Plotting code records
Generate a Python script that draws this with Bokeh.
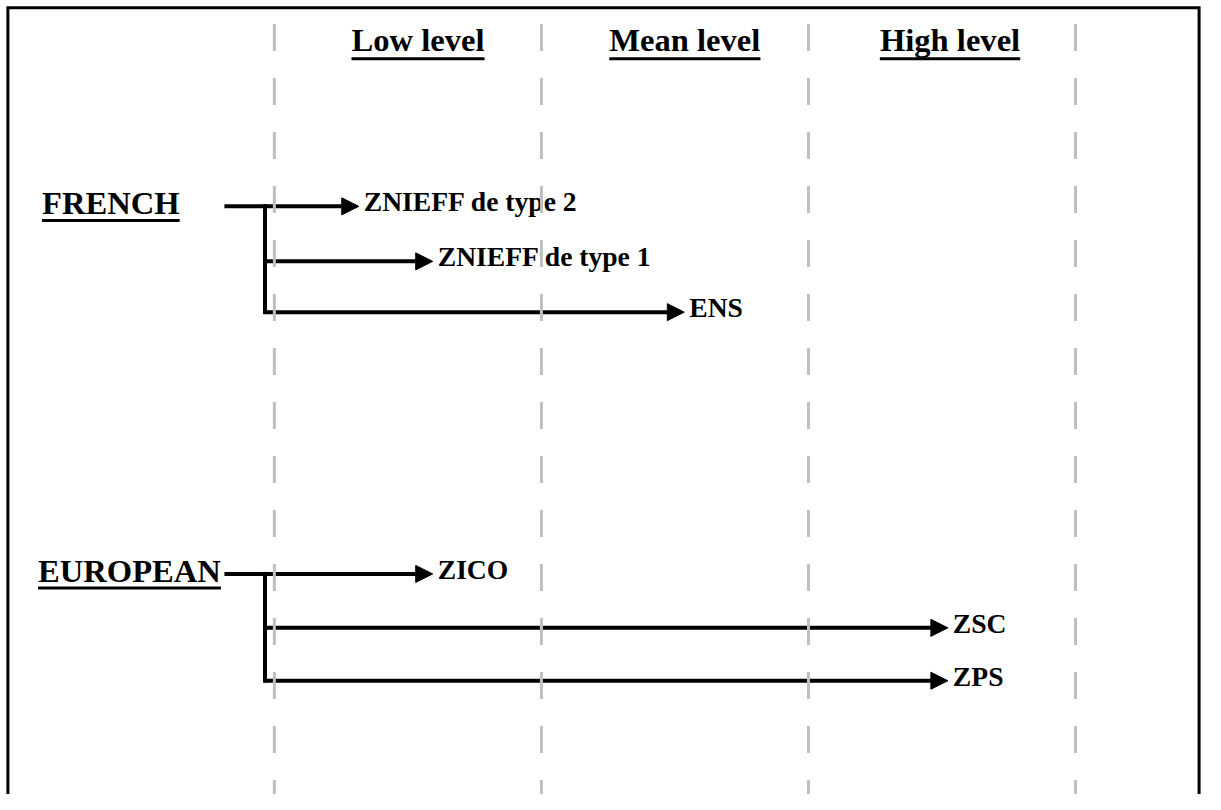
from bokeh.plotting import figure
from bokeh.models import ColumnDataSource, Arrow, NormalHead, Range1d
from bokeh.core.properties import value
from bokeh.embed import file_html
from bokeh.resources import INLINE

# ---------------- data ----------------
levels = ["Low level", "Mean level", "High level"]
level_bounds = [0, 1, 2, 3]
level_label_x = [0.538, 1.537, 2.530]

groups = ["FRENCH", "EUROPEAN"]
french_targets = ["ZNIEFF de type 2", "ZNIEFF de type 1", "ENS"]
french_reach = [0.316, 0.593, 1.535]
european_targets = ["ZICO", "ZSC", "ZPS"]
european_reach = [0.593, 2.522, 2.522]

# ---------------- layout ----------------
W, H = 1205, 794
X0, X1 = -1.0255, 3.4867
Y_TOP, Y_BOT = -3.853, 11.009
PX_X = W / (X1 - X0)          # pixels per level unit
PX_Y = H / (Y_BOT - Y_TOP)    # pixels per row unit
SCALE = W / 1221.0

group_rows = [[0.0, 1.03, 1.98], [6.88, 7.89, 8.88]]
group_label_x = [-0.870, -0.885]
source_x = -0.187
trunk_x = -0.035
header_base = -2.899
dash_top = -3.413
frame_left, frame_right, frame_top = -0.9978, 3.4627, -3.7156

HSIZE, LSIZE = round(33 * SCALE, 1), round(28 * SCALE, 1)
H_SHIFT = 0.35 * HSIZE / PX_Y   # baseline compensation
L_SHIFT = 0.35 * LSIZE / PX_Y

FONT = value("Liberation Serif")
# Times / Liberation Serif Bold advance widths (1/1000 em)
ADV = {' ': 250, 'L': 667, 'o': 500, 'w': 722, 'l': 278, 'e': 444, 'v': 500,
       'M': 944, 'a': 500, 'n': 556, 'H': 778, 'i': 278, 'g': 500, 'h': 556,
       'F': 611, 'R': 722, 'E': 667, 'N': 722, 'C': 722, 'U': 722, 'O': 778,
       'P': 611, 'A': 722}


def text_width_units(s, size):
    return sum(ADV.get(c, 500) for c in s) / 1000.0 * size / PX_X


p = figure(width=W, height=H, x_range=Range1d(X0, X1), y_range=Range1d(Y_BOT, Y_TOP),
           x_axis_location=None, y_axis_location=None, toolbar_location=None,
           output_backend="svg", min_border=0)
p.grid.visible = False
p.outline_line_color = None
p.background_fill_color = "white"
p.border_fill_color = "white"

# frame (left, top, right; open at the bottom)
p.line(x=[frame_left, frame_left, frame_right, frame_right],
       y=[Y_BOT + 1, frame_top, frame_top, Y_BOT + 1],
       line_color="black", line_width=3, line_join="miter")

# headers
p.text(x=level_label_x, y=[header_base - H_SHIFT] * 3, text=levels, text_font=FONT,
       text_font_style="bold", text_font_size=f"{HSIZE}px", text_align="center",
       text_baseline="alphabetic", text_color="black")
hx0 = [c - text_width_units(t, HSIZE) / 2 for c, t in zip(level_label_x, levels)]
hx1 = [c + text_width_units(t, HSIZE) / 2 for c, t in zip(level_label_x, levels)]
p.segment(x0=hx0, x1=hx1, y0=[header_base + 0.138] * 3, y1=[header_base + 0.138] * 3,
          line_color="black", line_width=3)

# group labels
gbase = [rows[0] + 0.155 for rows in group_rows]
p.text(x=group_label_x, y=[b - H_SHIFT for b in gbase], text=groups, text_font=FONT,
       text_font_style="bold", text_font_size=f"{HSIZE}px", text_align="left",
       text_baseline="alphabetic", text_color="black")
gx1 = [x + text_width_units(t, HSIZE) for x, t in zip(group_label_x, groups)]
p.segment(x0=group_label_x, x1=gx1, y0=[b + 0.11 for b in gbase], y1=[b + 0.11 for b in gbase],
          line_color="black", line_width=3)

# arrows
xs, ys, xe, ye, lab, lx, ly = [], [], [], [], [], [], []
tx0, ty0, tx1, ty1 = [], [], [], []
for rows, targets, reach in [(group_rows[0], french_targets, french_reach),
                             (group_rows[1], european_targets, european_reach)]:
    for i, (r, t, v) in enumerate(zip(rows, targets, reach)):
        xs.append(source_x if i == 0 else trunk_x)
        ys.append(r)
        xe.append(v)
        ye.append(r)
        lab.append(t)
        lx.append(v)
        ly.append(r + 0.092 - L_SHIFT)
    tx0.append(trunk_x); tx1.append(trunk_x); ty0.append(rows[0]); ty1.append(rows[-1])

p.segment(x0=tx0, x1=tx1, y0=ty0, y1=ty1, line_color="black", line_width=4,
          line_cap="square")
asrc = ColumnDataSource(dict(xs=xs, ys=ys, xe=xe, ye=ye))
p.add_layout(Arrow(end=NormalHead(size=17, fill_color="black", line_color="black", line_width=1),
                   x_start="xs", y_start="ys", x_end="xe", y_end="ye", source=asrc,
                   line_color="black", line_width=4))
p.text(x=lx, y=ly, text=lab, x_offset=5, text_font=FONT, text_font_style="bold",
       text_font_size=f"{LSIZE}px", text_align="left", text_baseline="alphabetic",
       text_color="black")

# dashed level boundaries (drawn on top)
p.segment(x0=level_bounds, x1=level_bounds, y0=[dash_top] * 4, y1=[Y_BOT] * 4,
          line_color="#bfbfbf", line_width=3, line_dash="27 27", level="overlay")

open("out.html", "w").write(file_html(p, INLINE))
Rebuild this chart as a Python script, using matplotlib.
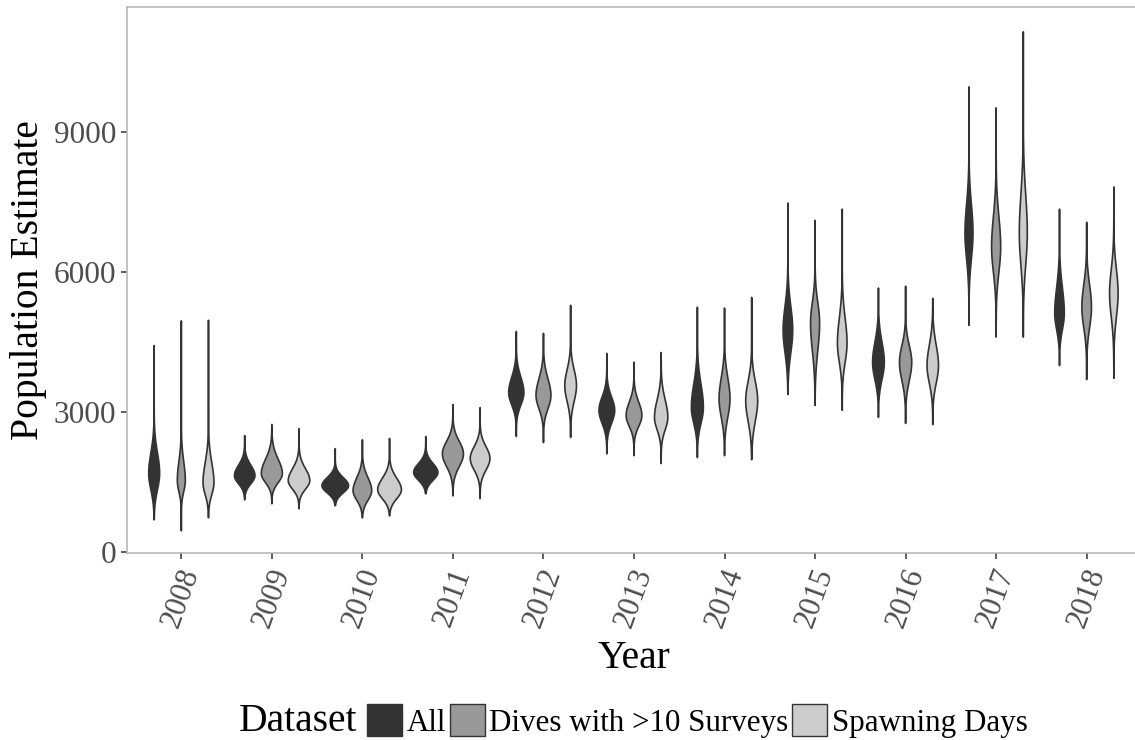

### Written problem
Copy the records exactly as they appear, excluding images.

### Task solution
Generate a Python script that draws this with Bokeh.
from bokeh.plotting import figure
from bokeh.models import ColumnDataSource, Arrow, NormalHead, Range1d
from bokeh.core.properties import value
from bokeh.embed import file_html
from bokeh.resources import INLINE

# ---------------- data ----------------
levels = ["Low level", "Mean level", "High level"]
level_bounds = [0, 1, 2, 3]
level_label_x = [0.538, 1.537, 2.530]

groups = ["FRENCH", "EUROPEAN"]
french_targets = ["ZNIEFF de type 2", "ZNIEFF de type 1", "ENS"]
french_reach = [0.316, 0.593, 1.535]
european_targets = ["ZICO", "ZSC", "ZPS"]
european_reach = [0.593, 2.522, 2.522]

# ---------------- layout ----------------
W, H = 1205, 794
X0, X1 = -1.0255, 3.4867
Y_TOP, Y_BOT = -3.853, 11.009
PX_X = W / (X1 - X0)          # pixels per level unit
PX_Y = H / (Y_BOT - Y_TOP)    # pixels per row unit
SCALE = W / 1221.0

group_rows = [[0.0, 1.03, 1.98], [6.88, 7.89, 8.88]]
group_label_x = [-0.870, -0.885]
source_x = -0.187
trunk_x = -0.035
header_base = -2.899
dash_top = -3.413
frame_left, frame_right, frame_top = -0.9978, 3.4627, -3.7156

HSIZE, LSIZE = round(33 * SCALE, 1), round(28 * SCALE, 1)
H_SHIFT = 0.35 * HSIZE / PX_Y   # baseline compensation
L_SHIFT = 0.35 * LSIZE / PX_Y

FONT = value("Liberation Serif")
# Times / Liberation Serif Bold advance widths (1/1000 em)
ADV = {' ': 250, 'L': 667, 'o': 500, 'w': 722, 'l': 278, 'e': 444, 'v': 500,
       'M': 944, 'a': 500, 'n': 556, 'H': 778, 'i': 278, 'g': 500, 'h': 556,
       'F': 611, 'R': 722, 'E': 667, 'N': 722, 'C': 722, 'U': 722, 'O': 778,
       'P': 611, 'A': 722}


def text_width_units(s, size):
    return sum(ADV.get(c, 500) for c in s) / 1000.0 * size / PX_X


p = figure(width=W, height=H, x_range=Range1d(X0, X1), y_range=Range1d(Y_BOT, Y_TOP),
           x_axis_location=None, y_axis_location=None, toolbar_location=None,
           output_backend="svg", min_border=0)
p.grid.visible = False
p.outline_line_color = None
p.background_fill_color = "white"
p.border_fill_color = "white"

# frame (left, top, right; open at the bottom)
p.line(x=[frame_left, frame_left, frame_right, frame_right],
       y=[Y_BOT + 1, frame_top, frame_top, Y_BOT + 1],
       line_color="black", line_width=3, line_join="miter")

# headers
p.text(x=level_label_x, y=[header_base - H_SHIFT] * 3, text=levels, text_font=FONT,
       text_font_style="bold", text_font_size=f"{HSIZE}px", text_align="center",
       text_baseline="alphabetic", text_color="black")
hx0 = [c - text_width_units(t, HSIZE) / 2 for c, t in zip(level_label_x, levels)]
hx1 = [c + text_width_units(t, HSIZE) / 2 for c, t in zip(level_label_x, levels)]
p.segment(x0=hx0, x1=hx1, y0=[header_base + 0.138] * 3, y1=[header_base + 0.138] * 3,
          line_color="black", line_width=3)

# group labels
gbase = [rows[0] + 0.155 for rows in group_rows]
p.text(x=group_label_x, y=[b - H_SHIFT for b in gbase], text=groups, text_font=FONT,
       text_font_style="bold", text_font_size=f"{HSIZE}px", text_align="left",
       text_baseline="alphabetic", text_color="black")
gx1 = [x + text_width_units(t, HSIZE) for x, t in zip(group_label_x, groups)]
p.segment(x0=group_label_x, x1=gx1, y0=[b + 0.11 for b in gbase], y1=[b + 0.11 for b in gbase],
          line_color="black", line_width=3)

# arrows
xs, ys, xe, ye, lab, lx, ly = [], [], [], [], [], [], []
tx0, ty0, tx1, ty1 = [], [], [], []
for rows, targets, reach in [(group_rows[0], french_targets, french_reach),
                             (group_rows[1], european_targets, european_reach)]:
    for i, (r, t, v) in enumerate(zip(rows, targets, reach)):
        xs.append(source_x if i == 0 else trunk_x)
        ys.append(r)
        xe.append(v)
        ye.append(r)
        lab.append(t)
        lx.append(v)
        ly.append(r + 0.092 - L_SHIFT)
    tx0.append(trunk_x); tx1.append(trunk_x); ty0.append(rows[0]); ty1.append(rows[-1])

p.segment(x0=tx0, x1=tx1, y0=ty0, y1=ty1, line_color="black", line_width=4,
          line_cap="square")
asrc = ColumnDataSource(dict(xs=xs, ys=ys, xe=xe, ye=ye))
p.add_layout(Arrow(end=NormalHead(size=17, fill_color="black", line_color="black", line_width=1),
                   x_start="xs", y_start="ys", x_end="xe", y_end="ye", source=asrc,
                   line_color="black", line_width=4))
p.text(x=lx, y=ly, text=lab, x_offset=5, text_font=FONT, text_font_style="bold",
       text_font_size=f"{LSIZE}px", text_align="left", text_baseline="alphabetic",
       text_color="black")

# dashed level boundaries (drawn on top)
p.segment(x0=level_bounds, x1=level_bounds, y0=[dash_top] * 4, y1=[Y_BOT] * 4,
          line_color="#bfbfbf", line_width=3, line_dash="27 27", level="overlay")

open("out.html", "w").write(file_html(p, INLINE))
Rebuild this chart as a Python script, using matplotlib.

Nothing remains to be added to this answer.